▶ **Provided material**:

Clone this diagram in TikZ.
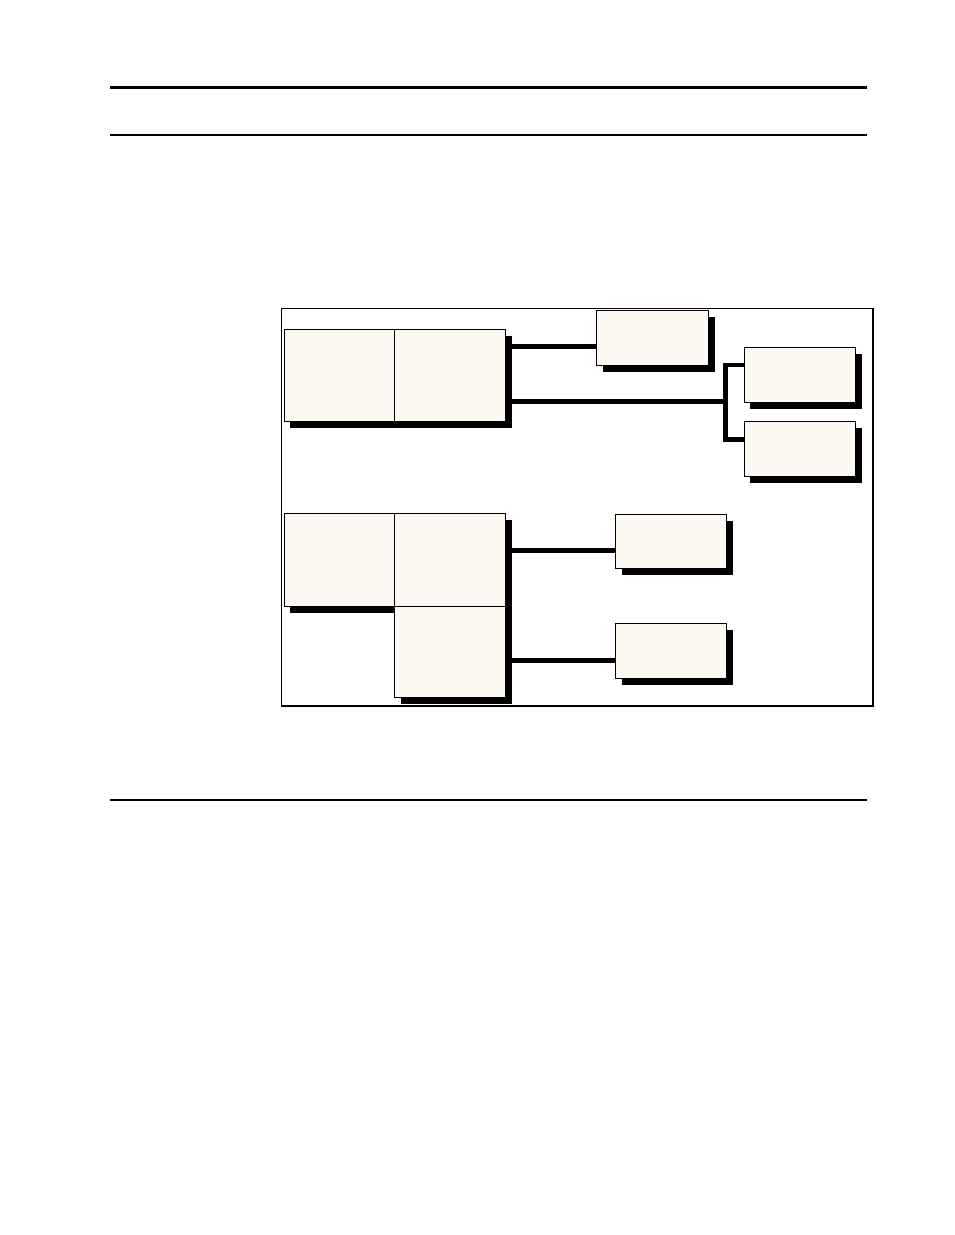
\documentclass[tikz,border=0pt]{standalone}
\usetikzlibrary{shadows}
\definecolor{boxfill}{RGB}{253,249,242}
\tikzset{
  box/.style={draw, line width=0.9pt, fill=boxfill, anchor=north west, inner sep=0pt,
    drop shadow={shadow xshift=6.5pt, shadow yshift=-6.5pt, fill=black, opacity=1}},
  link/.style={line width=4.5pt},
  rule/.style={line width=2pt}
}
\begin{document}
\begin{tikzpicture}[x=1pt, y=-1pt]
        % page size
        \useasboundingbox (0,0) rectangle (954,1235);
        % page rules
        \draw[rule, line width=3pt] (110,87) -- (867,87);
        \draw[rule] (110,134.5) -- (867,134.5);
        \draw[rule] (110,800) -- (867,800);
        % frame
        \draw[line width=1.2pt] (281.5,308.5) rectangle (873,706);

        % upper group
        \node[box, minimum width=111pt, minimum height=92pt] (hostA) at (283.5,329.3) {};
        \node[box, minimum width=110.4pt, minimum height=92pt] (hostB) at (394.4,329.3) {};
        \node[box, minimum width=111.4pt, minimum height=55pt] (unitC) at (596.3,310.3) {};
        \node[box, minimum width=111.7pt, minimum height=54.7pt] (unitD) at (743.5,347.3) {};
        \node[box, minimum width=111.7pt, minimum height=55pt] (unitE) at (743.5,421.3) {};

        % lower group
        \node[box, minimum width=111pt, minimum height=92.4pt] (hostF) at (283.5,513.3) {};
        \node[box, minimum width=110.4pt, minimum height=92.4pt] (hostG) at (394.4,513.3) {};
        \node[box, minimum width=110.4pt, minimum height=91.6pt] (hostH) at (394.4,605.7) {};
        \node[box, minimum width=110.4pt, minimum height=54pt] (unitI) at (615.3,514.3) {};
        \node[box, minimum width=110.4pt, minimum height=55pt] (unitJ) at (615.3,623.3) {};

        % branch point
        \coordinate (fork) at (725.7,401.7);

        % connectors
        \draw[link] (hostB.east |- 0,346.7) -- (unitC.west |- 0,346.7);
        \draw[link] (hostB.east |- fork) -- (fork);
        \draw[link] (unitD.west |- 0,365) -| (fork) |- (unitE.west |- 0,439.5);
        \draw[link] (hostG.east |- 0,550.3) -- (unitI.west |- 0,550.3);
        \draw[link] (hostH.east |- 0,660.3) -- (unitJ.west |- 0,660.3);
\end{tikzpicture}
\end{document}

▶ **Given exercise**:
Give again, exactly, the lines from the start of the data through the one holding "width=111.7pt, minimum height=55pt]"; omit the pictures.

▶ **Written answer**:
Clone this diagram in TikZ.
\documentclass[tikz,border=0pt]{standalone}
\usetikzlibrary{shadows}
\definecolor{boxfill}{RGB}{253,249,242}
\tikzset{
  box/.style={draw, line width=0.9pt, fill=boxfill, anchor=north west, inner sep=0pt,
    drop shadow={shadow xshift=6.5pt, shadow yshift=-6.5pt, fill=black, opacity=1}},
  link/.style={line width=4.5pt},
  rule/.style={line width=2pt}
}
\begin{document}
\begin{tikzpicture}[x=1pt, y=-1pt]
        % page size
        \useasboundingbox (0,0) rectangle (954,1235);
        % page rules
        \draw[rule, line width=3pt] (110,87) -- (867,87);
        \draw[rule] (110,134.5) -- (867,134.5);
        \draw[rule] (110,800) -- (867,800);
        % frame
        \draw[line width=1.2pt] (281.5,308.5) rectangle (873,706);

        % upper group
        \node[box, minimum width=111pt, minimum height=92pt] (hostA) at (283.5,329.3) {};
        \node[box, minimum width=110.4pt, minimum height=92pt] (hostB) at (394.4,329.3) {};
        \node[box, minimum width=111.4pt, minimum height=55pt] (unitC) at (596.3,310.3) {};
        \node[box, minimum width=111.7pt, minimum height=54.7pt] (unitD) at (743.5,347.3) {};
        \node[box, minimum width=111.7pt, minimum height=55pt] (unitE) at (743.5,421.3) {};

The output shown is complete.